Section 10 Real Sorrow and Real Patience in Conflict with Each Other
I wished to make these observations to keep pious minds from despair, lest, from feeling it impossible to divest themselves of the natural feeling of grief, they might altogether abandon the study of patience. This must necessarily be the result with those who convert patience into stupor, and a brave and firm man into a block. Scripture gives saints the praise of endurance when, though afflicted by the hardships they endure, they are not crushed. Though they feel bitterly, they are at the same time filled with spiritual joy. Though pressed with anxiety, [they] breathe exhilarated by the consolation of God. Still there is a certain degree of repugnance in their hearts because natural sense shuns and dreads what is adverse to it, while pious affection, even through these difficulties, tries to obey the divine will. This repugnance the Lord expressed when He thus addressed Peter: “Verily, verily, I say unto thee, When thou wast young, thou girdedst thyself and walkedst whither thou wouldst; but when thou shalt be old, thou shalt stretch forth thy hands, and another shall gird thee; and carry thee whither thou wouldest not” (Joh 21:18). It is not probable, indeed, that when it became necessary to glorify God by death he was driven to it unwilling and resisting; had it been so, little praise would have been due to his martyrdom. Though he obeyed the divine ordination with the greatest alacrity of heart, yet, as he had not divested himself of humanity, he was distracted by a double will. When he thought of the bloody death that he was to die, struck with horror, he would willingly have avoided it. On the other hand, when he considered that it was God Who called him to it, his fear was vanquished and suppressed, and he met death cheerfully.
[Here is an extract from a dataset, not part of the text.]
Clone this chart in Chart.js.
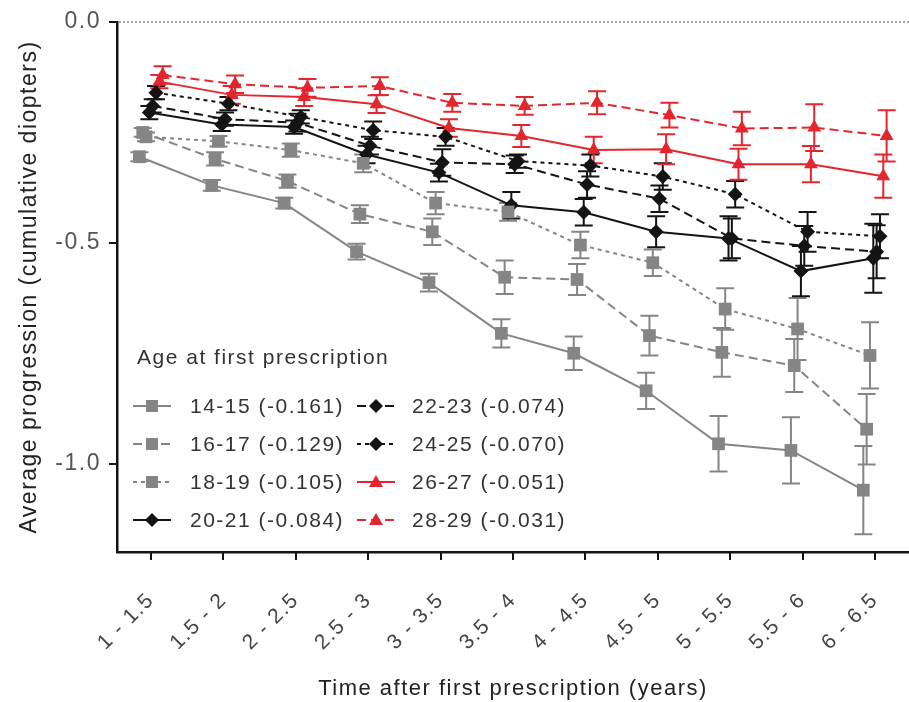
<!DOCTYPE html>
<html><head><meta charset="utf-8">
<script src="https://cdn.jsdelivr.net/npm/chart.js@4"></script>
<style>html,body{margin:0;padding:0;background:#fff;overflow:hidden}</style>
</head><body>
<canvas id="c" width="909" height="702"></canvas>
<script>
// ---------- data ----------
const xLabels = ['1 - 1.5','1.5 - 2','2 - 2.5','2.5 - 3','3 - 3.5','3.5 - 4','4 - 4.5','4.5 - 5','5 - 5.5','5.5 - 6','6 - 6.5'];
const ageGroups = ['14-15','16-17','18-19','20-21','22-23','24-25','26-27','28-29'];
const slopes = ['-0.161','-0.129','-0.105','-0.084','-0.074','-0.070','-0.051','-0.031'];
const yTicks = [-1.0, -0.5, 0.0];

const age14_15 = [-0.305, -0.37, -0.41, -0.52, -0.59, -0.705, -0.75, -0.835, -0.955, -0.97, -1.06];
const err14_15 = [0.01, 0.012, 0.012, 0.018, 0.02, 0.032, 0.038, 0.041, 0.063, 0.075, 0.10];
const age16_17 = [-0.25, -0.31, -0.36, -0.435, -0.475, -0.578, -0.583, -0.71, -0.748, -0.778, -0.922];
const err16_17 = [0.01, 0.015, 0.015, 0.02, 0.03, 0.038, 0.035, 0.045, 0.055, 0.06, 0.08];
const age18_19 = [-0.26, -0.27, -0.29, -0.32, -0.41, -0.43, -0.505, -0.545, -0.65, -0.695, -0.755];
const err18_19 = [0.01, 0.012, 0.015, 0.02, 0.025, 0.02, 0.03, 0.03, 0.047, 0.07, 0.075];
const age20_21 = [-0.205, -0.232, -0.238, -0.30, -0.341, -0.415, -0.431, -0.475, -0.49, -0.564, -0.535];
const err20_21 = [0.015, 0.015, 0.015, 0.02, 0.02, 0.03, 0.03, 0.035, 0.05, 0.057, 0.078];
const age22_23 = [-0.19, -0.22, -0.228, -0.28, -0.318, -0.322, -0.368, -0.40, -0.49, -0.507, -0.52];
const err22_23 = [0.015, 0.015, 0.02, 0.02, 0.03, 0.02, 0.03, 0.03, 0.045, 0.045, 0.06];
const age24_25 = [-0.16, -0.185, -0.215, -0.245, -0.26, -0.315, -0.325, -0.35, -0.39, -0.475, -0.485];
const err24_25 = [0.015, 0.015, 0.015, 0.02, 0.02, 0.015, 0.025, 0.03, 0.03, 0.045, 0.05];
const age26_27 = [-0.135, -0.165, -0.17, -0.186, -0.24, -0.258, -0.29, -0.288, -0.322, -0.322, -0.349];
const err26_27 = [0.015, 0.02, 0.02, 0.02, 0.02, 0.025, 0.03, 0.034, 0.035, 0.041, 0.049];
const age28_29 = [-0.12, -0.141, -0.149, -0.145, -0.183, -0.19, -0.183, -0.211, -0.241, -0.239, -0.258];
const err28_29 = [0.02, 0.02, 0.02, 0.02, 0.02, 0.02, 0.026, 0.028, 0.038, 0.053, 0.058];

// ---------- styles ----------
const GRAY = '#858585', BLACK = '#141414', RED = '#e3262d';
const FONT = '"Liberation Sans", Arial, Helvetica, sans-serif';
const SPACING = '1.5px';
const seriesValues = [age14_15, age16_17, age18_19, age20_21, age22_23, age24_25, age26_27, age28_29];
const seriesErrors = [err14_15, err16_17, err18_19, err20_21, err22_23, err24_25, err26_27, err28_29];
const styles = [
  {color: GRAY, dash: [], marker: 'square'},
  {color: GRAY, dash: [9, 5], marker: 'square'},
  {color: GRAY, dash: [4, 4], marker: 'square'},
  {color: BLACK, dash: [], marker: 'diamond'},
  {color: BLACK, dash: [9, 5], marker: 'diamond'},
  {color: BLACK, dash: [4, 4], marker: 'diamond'},
  {color: RED, dash: [], marker: 'triangle'},
  {color: RED, dash: [9, 5], marker: 'triangle'}
];
const STAGGER = 0.046; // horizontal stagger between series (category units)
const pointStyleMap = {square: 'rect', diamond: 'rectRot', triangle: 'triangle'};
const radiusMap = {square: 9, diamond: 7.5, triangle: 8};

const datasets = seriesValues.map((vals, s) => ({
  label: ageGroups[s] + ' (' + slopes[s] + ')',
  data: vals.map((v, i) => ({x: i + (s - 3.5) * STAGGER, y: v})),
  errors: seriesErrors[s],
  borderColor: styles[s].color,
  backgroundColor: styles[s].color,
  borderWidth: 2,
  borderDash: styles[s].dash,
  pointStyle: pointStyleMap[styles[s].marker],
  marker: styles[s].marker,
  pointRadius: radiusMap[styles[s].marker],
  pointBorderWidth: 0,
  pointBackgroundColor: styles[s].color,
  tension: 0
}));

function drawMarker(ctx, type, x, y, color) {
  ctx.save();
  ctx.fillStyle = color;
  ctx.beginPath();
  if (type === 'square') { ctx.rect(x - 6, y - 6, 12, 12); }
  else if (type === 'diamond') { ctx.moveTo(x, y - 7); ctx.lineTo(x + 7, y); ctx.lineTo(x, y + 7); ctx.lineTo(x - 7, y); ctx.closePath(); }
  else { ctx.moveTo(x, y - 7); ctx.lineTo(x + 7, y + 5); ctx.lineTo(x - 7, y + 5); ctx.closePath(); }
  ctx.fill();
  ctx.restore();
}

const textSpacing = {
  id: 'textSpacing',
  beforeUpdate(chart) { chart.ctx.letterSpacing = SPACING; },
  beforeDraw(chart) { chart.ctx.letterSpacing = SPACING; }
};

// short outward tick marks on the category axis (label offset comes from a transparent long tick)
const xTickMarks = {
  id: 'xTickMarks',
  afterDraw(chart) {
    const {ctx, scales} = chart;
    const x = scales.x;
    ctx.save();
    ctx.strokeStyle = BLACK;
    ctx.lineWidth = 2;
    x.ticks.forEach(t => {
      const px = Math.round(x.getPixelForValue(t.value));
      ctx.beginPath();
      ctx.moveTo(px, x.top);
      ctx.lineTo(px, x.top + 8);
      ctx.stroke();
    });
    ctx.restore();
  }
};

const zeroLine = {
  id: 'zeroLine',
  beforeDatasetsDraw(chart) {
    const {ctx, chartArea, scales} = chart;
    const y0 = scales.y.getPixelForValue(0);
    ctx.save();
    ctx.strokeStyle = '#8a8a8a';
    ctx.lineWidth = 1.5;
    ctx.setLineDash([2, 2]);
    ctx.beginPath();
    ctx.moveTo(chartArea.left + 2, y0);
    ctx.lineTo(chartArea.right, y0);
    ctx.stroke();
    ctx.restore();
  }
};

const errorBars = {
  id: 'errorBars',
  beforeDatasetsDraw(chart) {
    const {ctx, scales} = chart;
    chart.data.datasets.forEach((ds, di) => {
      const meta = chart.getDatasetMeta(di);
      ctx.save();
      ctx.strokeStyle = ds.borderColor;
      ctx.lineWidth = 2;
      ctx.setLineDash([]);
      meta.data.forEach((pt, i) => {
        const v = ds.data[i].y, e = ds.errors[i];
        const yt = scales.y.getPixelForValue(v + e), yb = scales.y.getPixelForValue(v - e);
        const w = 9;
        ctx.beginPath();
        ctx.moveTo(pt.x, yt); ctx.lineTo(pt.x, yb);
        ctx.moveTo(pt.x - w, yt); ctx.lineTo(pt.x + w, yt);
        ctx.moveTo(pt.x - w, yb); ctx.lineTo(pt.x + w, yb);
        ctx.stroke();
      });
      ctx.restore();
    });
  }
};

const legendBox = {
  id: 'legendBox',
  afterDatasetsDraw(chart) {
    const ctx = chart.ctx;
    ctx.save();
    ctx.letterSpacing = SPACING;
    ctx.textBaseline = 'middle';
    ctx.textAlign = 'left';
    ctx.fillStyle = '#333';
    ctx.font = '21px ' + FONT;
    ctx.fillText('Age at first prescription', 137, 358);
    chart.data.datasets.forEach((ds, i) => {
      const col = Math.floor(i / 4), row = i % 4;
      const x0 = col ? 357 : 133;
      const y = 406 + row * 38;
      ctx.strokeStyle = ds.borderColor;
      ctx.lineWidth = 2;
      ctx.setLineDash(ds.borderDash);
      ctx.beginPath(); ctx.moveTo(x0, y); ctx.lineTo(x0 + 38, y); ctx.stroke();
      ctx.setLineDash([]);
      drawMarker(ctx, ds.marker, x0 + 19, y, ds.borderColor);
      ctx.fillStyle = '#333';
      ctx.fillText(ds.label, col ? 412 : 190, y + 1);
    });
    ctx.restore();
  }
};

new Chart(document.getElementById('c'), {
  type: 'line',
  data: {datasets},
  plugins: [textSpacing, zeroLine, errorBars, legendBox, xTickMarks],
  options: {
    responsive: false,
    animation: false,
    devicePixelRatio: 1,
    layout: {autoPadding: false, padding: {top: 22, right: 0, left: 0, bottom: 0}},
    plugins: {legend: {display: false}, tooltip: {enabled: false}},
    scales: {
      x: {
        type: 'linear',
        min: -0.47, max: 10.47,
        afterBuildTicks: (s) => { s.ticks = xLabels.map((_, i) => ({value: i})); },
        afterFit: (s) => { s.height = 150; },
        ticks: {
          autoSkip: false, maxRotation: 45, minRotation: 45,
          padding: 0,
          color: '#444',
          font: {family: FONT, size: 21},
          callback: (v) => xLabels[v]
        },
        grid: {drawOnChartArea: false, drawTicks: true, tickLength: 36, tickColor: 'rgba(0,0,0,0)', lineWidth: 2},
        border: {color: BLACK, width: 2.5},
        title: {display: true, text: 'Time after first prescription (years)', color: '#222',
                font: {family: FONT, size: 22}, padding: {top: 0, bottom: 0}}
      },
      y: {
        type: 'linear',
        min: -1.2, max: 0,
        afterBuildTicks: (s) => { s.ticks = yTicks.map(v => ({value: v})); },
        afterFit: (s) => { s.width = 117; },
        ticks: {
          color: '#555',
          padding: 8,
          font: {family: FONT, size: 23},
          callback: (v) => Number(v).toFixed(1)
        },
        grid: {drawOnChartArea: false, drawTicks: true, tickLength: 8, color: BLACK, lineWidth: 2},
        border: {color: BLACK, width: 2.5},
        title: {display: true, text: 'Average progression (cumulative diopters)', color: '#222',
                font: {family: FONT, size: 23}, padding: {top: 16, bottom: 0}}
      }
    }
  }
});
</script>
</body></html>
It must therefore be our study, if we would be disciples of Christ, to imbue our minds with such reverence and obedience to God as may tame and subjugate all affections contrary to His appointment. In this way, whatever be the kind of cross to which we are subjected, we shall in the greatest straits firmly maintain our patience. Adversity will have its bitterness and sting us: when afflicted with disease, we shall groan and be disquieted and long for health. Pressed with poverty, we shall feel the stings of anxiety and sadness—feel the pain of ignominy, contempt, and injury. [We shall] pay the tears due to nature at the death of our friends. But our conclusion will always be, “The Lord so willed it; therefore let us follow His will.” Nay, amid the pungency of grief, among groans and tears, this thought will necessarily suggest itself and incline us cheerfully to endure the things for which we are so afflicted.